Russia, U.S. & EU Agree On A Pact To Calm Down The Ukraine Crisis, Finally

On Thursday, diplomats reached an agreement to defuse the crisis in Ukraine precipitated by Russia's annexation of Crimea. The agreement was reached between Russia, Ukraine, the United States, and the European Union in Geneva. The pact aims to defuse the bands of pro-Russian demonstrators who have taken over buildings in Ukraine.

The text of the agreement was released to the Times on Thursday. It requires that the pro-Russian protestors get out of Ukrainian government buildings.

All illegal armed groups must be disarmed; all illegally seized buildings must be returned to legitimate owners; all illegally occupied streets, squares and other public places in Ukrainian cities and towns must be vacated.

The pact doesn't require that Russia get rid of its 40,000 troops currently sitting on the border with Ukraine, though President Obama has asked Russian President Vladimir Putin to remove them.

The agreement grants amnesty to protestors who "have left buildings and other public places and surrendered weapons, with the exception of those found guilty of capital crimes." It also encourages an open and inclusive constitutional process along with the de-escalation measures, which will be overseen by the Organization for Security and Co-operation in Europe (OSCE).

It will include the immediate establishment of a broad national dialogue, with outreach to all of Ukraine’s regions and political constituencies, and allow for the consideration of public comments and proposed amendments.

The crisis in Ukraine has been escalating since Russia moved to annex the Crimean peninsula in late February. Earlier on Thursday, Putin had seemed to indicate Russia might use force in the country.

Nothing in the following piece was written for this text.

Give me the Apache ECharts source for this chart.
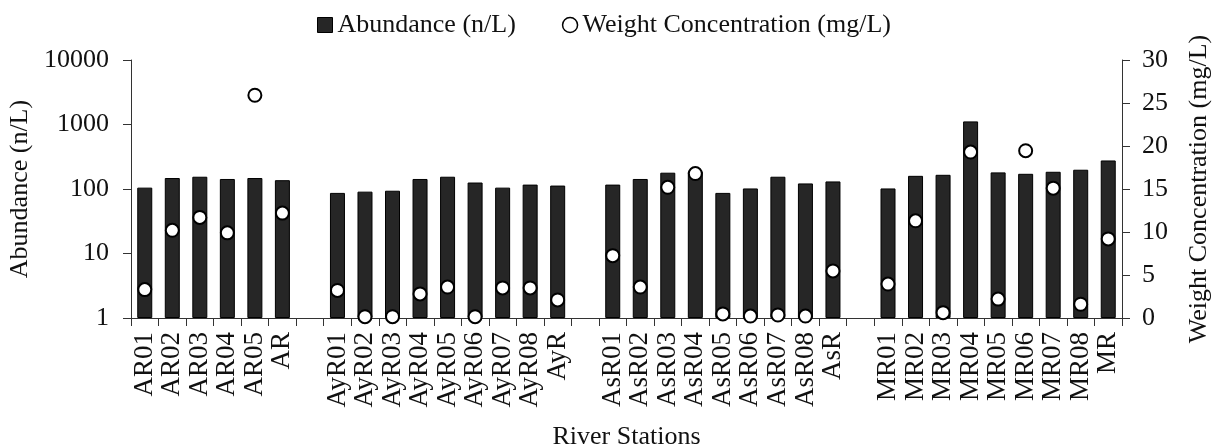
<!DOCTYPE html>
<html>
<head>
<meta charset="utf-8">
<script src="https://cdn.jsdelivr.net/npm/echarts@6/dist/echarts.min.js"></script>
<style>
html,body{margin:0;padding:0;background:#fff;}
#chart{width:1213px;height:447px;}
</style>
</head>
<body>
<div id="chart"></div>
<script>
const categories = ['AR01','AR02','AR03','AR04','AR05','AR',' ',
  'AyR01','AyR02','AyR03','AyR04','AyR05','AyR06','AyR07','AyR08','AyR','  ',
  'AsR01','AsR02','AsR03','AsR04','AsR05','AsR06','AsR07','AsR08','AsR','   ',
  'MR01','MR02','MR03','MR04','MR05','MR06','MR07','MR08','MR'];
const abundance = [105,148,155,143,148,137,null,
  87,91,94,143,155,126,105,117,113,null,
  117,143,179,185,87,102,155,122,131,null,
  102,160,166,1117,181,172,185,199,277];
const weightConc = [3.3,10.2,11.7,9.9,25.9,12.2,null,
  3.2,0.15,0.15,2.8,3.6,0.15,3.5,3.5,2.1,null,
  7.25,3.6,15.2,16.8,0.47,0.23,0.35,0.23,5.47,null,
  3.95,11.3,0.62,19.3,2.2,19.45,15.1,1.6,9.2];
const leftTicks = [1,10,100,1000,10000];
const rightTicks = [0,5,10,15,20,25,30];
const seriesNames = ['Abundance (n/L)','Weight Concentration (mg/L)'];

const font = 'Liberation Serif';
const txt = '#111';
const axisCol = '#333';
const chart = echarts.init(document.getElementById('chart'), null, {renderer:'canvas'});
chart.setOption({
  animation:false,
  backgroundColor:'#fff',
  textStyle:{fontFamily:font,color:txt},
  legend:{
    left:312, top:7, itemWidth:15, itemHeight:15, itemGap:46,
    textStyle:{fontFamily:font,fontSize:26,color:txt},
    data:[
      {name:seriesNames[0], icon:'rect', itemStyle:{color:'#262626',borderColor:'#000',borderWidth:1}},
      {name:seriesNames[1], icon:'circle', itemStyle:{color:'#fff',borderColor:'#000',borderWidth:1.5}}
    ]
  },
  grid:{left:131,right:91,top:60,bottom:129,containLabel:false,outerBoundsMode:'none'},
  xAxis:{
    type:'category', data:categories, boundaryGap:true,
    name:'River Stations', nameLocation:'middle', nameGap:106,
    nameTextStyle:{fontFamily:font,fontSize:26,color:txt},
    axisLine:{lineStyle:{color:axisCol,width:1}},
    axisTick:{show:true,length:8,interval:0,lineStyle:{color:axisCol}},
    axisLabel:{interval:0,rotate:90,margin:14,fontFamily:font,fontSize:27,color:txt},
    splitLine:{show:false}
  },
  yAxis:[
    {
      type:'log', logBase:10, min:leftTicks[0], max:leftTicks[leftTicks.length-1],
      name:'Abundance (n/L)', nameLocation:'middle', nameRotate:90, nameGap:93,
      nameTextStyle:{fontFamily:font,fontSize:26,color:txt},
      axisLine:{show:true,lineStyle:{color:axisCol,width:1}},
      axisTick:{show:true,length:8,lineStyle:{color:axisCol}},
      axisLabel:{margin:22,fontFamily:font,fontSize:26,color:txt,formatter:function(v){return String(Math.round(v));}},
      splitLine:{show:false}, minorTick:{show:false}
    },
    {
      type:'value', min:rightTicks[0], max:rightTicks[rightTicks.length-1], interval:5,
      position:'right',
      name:'Weight Concentration (mg/L)', nameLocation:'middle', nameRotate:90, nameGap:64,
      nameTextStyle:{fontFamily:font,fontSize:26,color:txt},
      axisLine:{show:true,lineStyle:{color:axisCol,width:1}},
      axisTick:{show:true,length:8,lineStyle:{color:axisCol}},
      axisLabel:{margin:20,fontFamily:font,fontSize:26,color:txt},
      splitLine:{show:false}
    }
  ],
  series:[
    {
      name:seriesNames[0], type:'bar', yAxisIndex:0, data:abundance, barWidth:15,
      itemStyle:{color:'#262626',borderColor:'#000',borderWidth:1}
    },
    {
      name:seriesNames[1], type:'scatter', yAxisIndex:1, data:weightConc,
      symbol:'circle', symbolSize:13, z:5,
      itemStyle:{color:'#fff',borderColor:'#000',borderWidth:2,opacity:1}
    }
  ]
});
</script>
</body>
</html>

We know quite well that we must do our best to protect their rights and help them independently decide their fate and we will struggle for that. I remind you that the Federation Council of Russia empowered the president to use the armed forces in Ukraine.

U.S. Secretary of State John Kerry said in a news conference that the crisis was not yet over.

None of us leave here with the sense that the job is done. We do not envision this as the full measure of de-escalation.